Published: 03 Nov 2012 - 05:45 am | Last Updated: 06 Feb 2022 - 12:32 am

New Delhi: The Supreme Court yesterday dismissed a petition seeking directives to the Comptroller and Auditor General (CAG) to revisit its valuation of loss of Rs1.86 lakh crore to the exchequer in the controversial allocation of coal blocks.

The apex court bench of Justice R M Lodha and Justice Anil R Dave while dismissing the petition by overseas Indian citizen Bennet Castelino said: “We have a well-settled structure for examining it (CAG report). He will have to justify how he came to these figures.”

Castellino lives in New Zealand.

“He will be quizzed by the PAC (Public Accounts Committee of parliament) and he will have to justify” how he arrived at these figures, Justice Lodha said while refusing to accept the petitioner’s plea that CAG be asked to review the computation of Rs86 lakh crore gain to private companies.

Justice Lodha said PAC represented “collective wisdom”.

Castelino wondered how CAG could come to these staggering figures without going into accounts of the 57 coal companies.

As the court said CAG would have to satisfy the PAC about its calculation in loss to public exchequer on account of the allocation of coal blocks, Castelino said that in PAC, members would take political positions.

While agreeing that the methodology that the CAG would follow in computing accounts was not laid down, the court said yet “it (auditing of accounts) is done by competent auditors and accountants”.

“We have become a laughing stock in the world,” Castellino told the court in response to a query if he had come all the way from New Zealand to file this Public Interest Litigation (PIL). 

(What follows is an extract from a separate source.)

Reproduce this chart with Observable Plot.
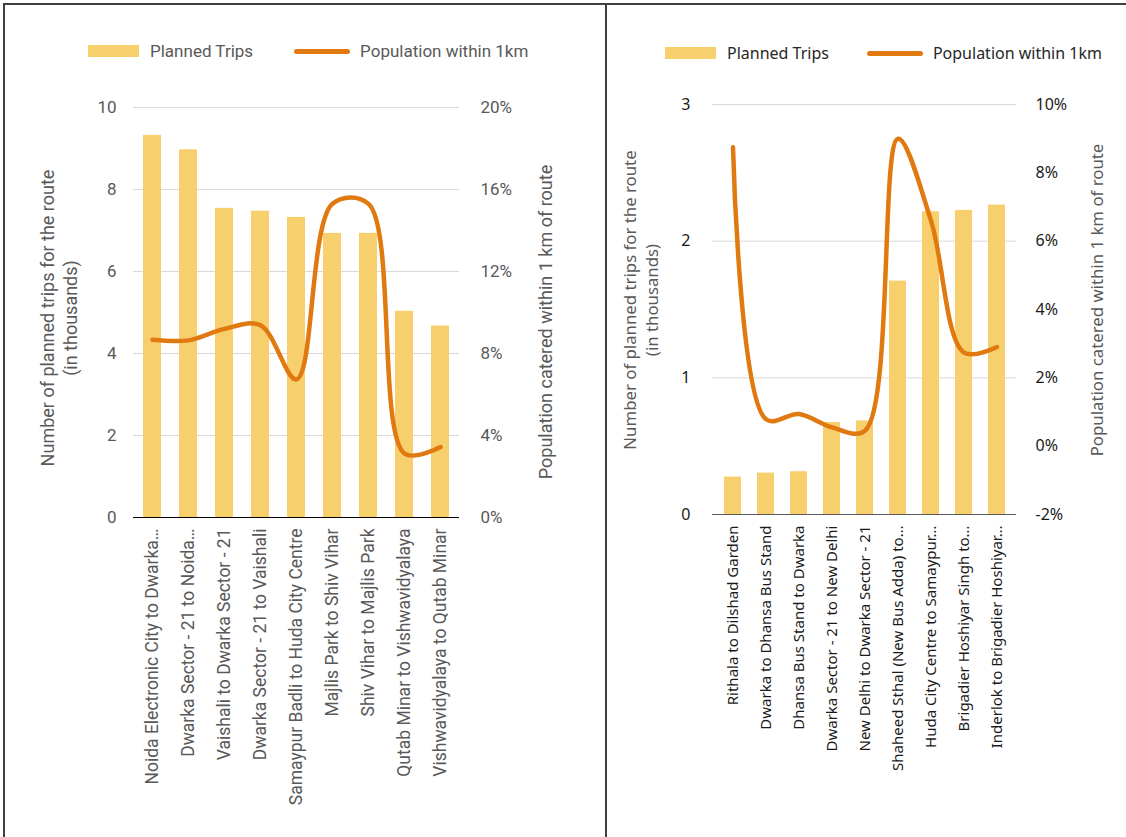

“It is a matter of shame,” Castelino said the way the official auditor had calculated the loss to public exchequer.

Castellino said CAG should follow the due process and rule of law while undertaking auditing of accounts of the government.

When he sought the court’s direction so that he could be permitted to appear before the PAC, the court said: “I don’t think that this can be done by the court.”

At the outset, the court told the PIL practitioner that a similar petition by one Arvind Gupta was dismissed on October 1.

Castelino said unlike Gupta, he was questioning the authority of CAG to audit the accounts. 

“I’m only questioning the methodology adopted to come to the conclusion of loss of Rs1.86 lakh crores without looking into accounts of companies who got the blocks.”

While dismissing the PIL, the court said the challenge to the CAG by Castelino on the grounds did not fall in the domain of judicial review.